YOUR TASK: Copy all lines below exactly as written. Leave pictures out.

COLLECTED MATERIAL:
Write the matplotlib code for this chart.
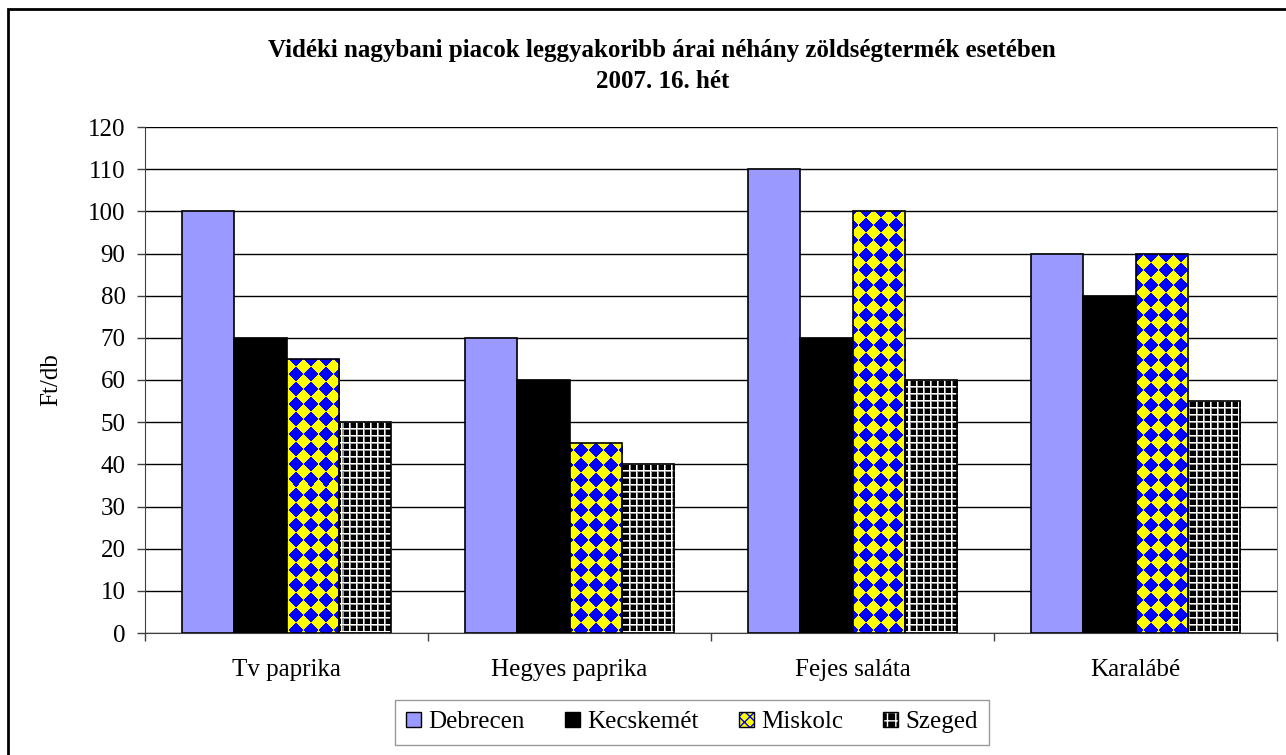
import numpy as np
import matplotlib
matplotlib.use('Agg')
import matplotlib.pyplot as plt
from matplotlib.patches import Patch, Rectangle
from matplotlib.legend_handler import HandlerTuple

# data
categories = ['Tv paprika', 'Hegyes paprika', 'Fejes saláta', 'Karalábé']
cities = ['Debrecen', 'Kecskemét', 'Miskolc', 'Szeged']
debrecen = [100, 70, 110, 90]
kecskemet = [70, 60, 70, 80]
miskolc = [65, 45, 100, 90]
szeged = [50, 40, 60, 55]
yticks = list(range(0, 121, 10))

plt.rcParams['font.family'] = ['Liberation Serif', 'DejaVu Serif']
FS = 18

fig = plt.figure(figsize=(12.86, 7.55), dpi=100)
ax = fig.add_axes([145 / 1286, 1 - 633 / 755, 1132 / 1286, 506 / 755])

x = np.arange(len(categories))
w = 0.184
offs = (np.arange(4) - 1.5) * w

ax.set_xlim(-0.5, len(categories) - 0.5)
ax.set_ylim(0, 120)

# axis-pixel size, used for the fill textures
W = int(round(ax.get_position().width * 1286))
H = int(round(ax.get_position().height * 755))
ii, jj = np.mgrid[0:H, 0:W]

# Miskolc: yellow diamonds on blue (rotated checker)
s = 15
chk = ((np.floor((jj + ii) / s) + np.floor((jj - ii) / s)) % 2) == 0
tex_m = np.zeros((H, W, 3))
tex_m[chk] = [1, 1, 0]
tex_m[~chk] = [0, 0, 1]

# Szeged: black with white grid
tex_s = np.zeros((H, W, 3))
g = 7
line0 = (ii % g == 0) | (jj % g == 0)
line1 = ((ii % g == 1) | (jj % g == 1)) & ~line0
tex_s[line0] = 1.0
tex_s[line1] = 0.6

ax.bar(x + offs[0], debrecen, w, color='#9999FF', edgecolor='black', lw=1.2, zorder=3)
ax.bar(x + offs[1], kecskemet, w, color='black', edgecolor='black', lw=1.2, zorder=3)

for vals, tex, k in [(miskolc, tex_m, 2), (szeged, tex_s, 3)]:
    bars = ax.bar(x + offs[k], vals, w, facecolor='none', edgecolor='black', lw=1.2, zorder=4)
    for b in bars:
        im = ax.imshow(tex, extent=(-0.5, len(categories) - 0.5, 0, 120),
                       aspect='auto', interpolation='nearest', zorder=3)
        im.set_clip_path(b)

ax.set_xlim(-0.5, len(categories) - 0.5)
ax.set_ylim(0, 120)

ax.set_yticks(yticks)
ax.yaxis.grid(True, color='black', lw=1)
ax.set_axisbelow(True)
ax.tick_params(axis='y', direction='out', length=6, width=1, color='#404040',
               pad=8, labelsize=FS)

ax.set_xticks(x)
ax.set_xticklabels(categories)
ax.set_xticks(np.arange(-0.5, len(categories)), minor=True)
ax.tick_params(axis='x', which='major', length=0, pad=19, labelsize=FS)
ax.tick_params(axis='x', which='minor', direction='out', length=6, width=1, color='#404040')

ax.spines['top'].set_visible(False)
ax.spines['right'].set_color('#808080')
ax.spines['left'].set_color('#404040')
ax.spines['bottom'].set_color('#404040')

ax.set_ylabel('Ft/db', fontsize=FS)
ax.yaxis.set_label_coords(-0.073, 0.5)

fig.text(0.515, 1 - 50 / 755, 'Vidéki nagybani piacok leggyakoribb árai néhány zöldségtermék esetében',
         ha='center', va='center', fontsize=18, fontweight='bold')
fig.text(0.515, 1 - 82 / 755, '2007. 16. hét', ha='center', va='center', fontsize=18, fontweight='bold')

handles = [
    Patch(facecolor='#9999FF', edgecolor='black'),
    Patch(facecolor='black', edgecolor='black'),
    (Patch(facecolor='yellow', edgecolor='blue', hatch='xxx', lw=0), Patch(facecolor='none', edgecolor='black')),
    (Patch(facecolor='black', edgecolor='white', hatch='++', lw=0), Patch(facecolor='none', edgecolor='black')),
]
leg = fig.legend(handles, cities, loc='upper center', bbox_to_anchor=(692 / 1286, 1 - 700 / 755),
                 ncol=4, fontsize=FS, frameon=True, fancybox=False, edgecolor='#808080',
                 handlelength=0.6, handleheight=0.6, handletextpad=0.3, columnspacing=1.6,
                 borderpad=0.45, borderaxespad=0, handler_map={tuple: HandlerTuple(ndivide=1)})
leg.get_frame().set_linewidth(1)

# outer frame of the chart
fig.add_artist(Rectangle((8 / 1286, -0.1), 1.2, 1.1 - 9 / 755, transform=fig.transFigure,
                         facecolor='none', edgecolor='black', lw=2))

fig.savefig('out.png', dpi=100)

FULL OUTPUT:
Write the matplotlib code for this chart.
import numpy as np
import matplotlib
matplotlib.use('Agg')
import matplotlib.pyplot as plt
from matplotlib.patches import Patch, Rectangle
from matplotlib.legend_handler import HandlerTuple

# data
categories = ['Tv paprika', 'Hegyes paprika', 'Fejes saláta', 'Karalábé']
cities = ['Debrecen', 'Kecskemét', 'Miskolc', 'Szeged']
debrecen = [100, 70, 110, 90]
kecskemet = [70, 60, 70, 80]
miskolc = [65, 45, 100, 90]
szeged = [50, 40, 60, 55]
yticks = list(range(0, 121, 10))

plt.rcParams['font.family'] = ['Liberation Serif', 'DejaVu Serif']
FS = 18

fig = plt.figure(figsize=(12.86, 7.55), dpi=100)
ax = fig.add_axes([145 / 1286, 1 - 633 / 755, 1132 / 1286, 506 / 755])

x = np.arange(len(categories))
w = 0.184
offs = (np.arange(4) - 1.5) * w

ax.set_xlim(-0.5, len(categories) - 0.5)
ax.set_ylim(0, 120)

# axis-pixel size, used for the fill textures
W = int(round(ax.get_position().width * 1286))
H = int(round(ax.get_position().height * 755))
ii, jj = np.mgrid[0:H, 0:W]

# Miskolc: yellow diamonds on blue (rotated checker)
s = 15
chk = ((np.floor((jj + ii) / s) + np.floor((jj - ii) / s)) % 2) == 0
tex_m = np.zeros((H, W, 3))
tex_m[chk] = [1, 1, 0]
tex_m[~chk] = [0, 0, 1]

# Szeged: black with white grid
tex_s = np.zeros((H, W, 3))
g = 7
line0 = (ii % g == 0) | (jj % g == 0)
line1 = ((ii % g == 1) | (jj % g == 1)) & ~line0
tex_s[line0] = 1.0
tex_s[line1] = 0.6

ax.bar(x + offs[0], debrecen, w, color='#9999FF', edgecolor='black', lw=1.2, zorder=3)
ax.bar(x + offs[1], kecskemet, w, color='black', edgecolor='black', lw=1.2, zorder=3)

for vals, tex, k in [(miskolc, tex_m, 2), (szeged, tex_s, 3)]:
    bars = ax.bar(x + offs[k], vals, w, facecolor='none', edgecolor='black', lw=1.2, zorder=4)
    for b in bars:
        im = ax.imshow(tex, extent=(-0.5, len(categories) - 0.5, 0, 120),
                       aspect='auto', interpolation='nearest', zorder=3)
        im.set_clip_path(b)

ax.set_xlim(-0.5, len(categories) - 0.5)
ax.set_ylim(0, 120)

ax.set_yticks(yticks)
ax.yaxis.grid(True, color='black', lw=1)
ax.set_axisbelow(True)
ax.tick_params(axis='y', direction='out', length=6, width=1, color='#404040',
               pad=8, labelsize=FS)

ax.set_xticks(x)
ax.set_xticklabels(categories)
ax.set_xticks(np.arange(-0.5, len(categories)), minor=True)
ax.tick_params(axis='x', which='major', length=0, pad=19, labelsize=FS)
ax.tick_params(axis='x', which='minor', direction='out', length=6, width=1, color='#404040')

ax.spines['top'].set_visible(False)
ax.spines['right'].set_color('#808080')
ax.spines['left'].set_color('#404040')
ax.spines['bottom'].set_color('#404040')

ax.set_ylabel('Ft/db', fontsize=FS)
ax.yaxis.set_label_coords(-0.073, 0.5)

fig.text(0.515, 1 - 50 / 755, 'Vidéki nagybani piacok leggyakoribb árai néhány zöldségtermék esetében',
         ha='center', va='center', fontsize=18, fontweight='bold')
fig.text(0.515, 1 - 82 / 755, '2007. 16. hét', ha='center', va='center', fontsize=18, fontweight='bold')

handles = [
    Patch(facecolor='#9999FF', edgecolor='black'),
    Patch(facecolor='black', edgecolor='black'),
    (Patch(facecolor='yellow', edgecolor='blue', hatch='xxx', lw=0), Patch(facecolor='none', edgecolor='black')),
    (Patch(facecolor='black', edgecolor='white', hatch='++', lw=0), Patch(facecolor='none', edgecolor='black')),
]
leg = fig.legend(handles, cities, loc='upper center', bbox_to_anchor=(692 / 1286, 1 - 700 / 755),
                 ncol=4, fontsize=FS, frameon=True, fancybox=False, edgecolor='#808080',
                 handlelength=0.6, handleheight=0.6, handletextpad=0.3, columnspacing=1.6,
                 borderpad=0.45, borderaxespad=0, handler_map={tuple: HandlerTuple(ndivide=1)})
leg.get_frame().set_linewidth(1)

# outer frame of the chart
fig.add_artist(Rectangle((8 / 1286, -0.1), 1.2, 1.1 - 9 / 755, transform=fig.transFigure,
                         facecolor='none', edgecolor='black', lw=2))

fig.savefig('out.png', dpi=100)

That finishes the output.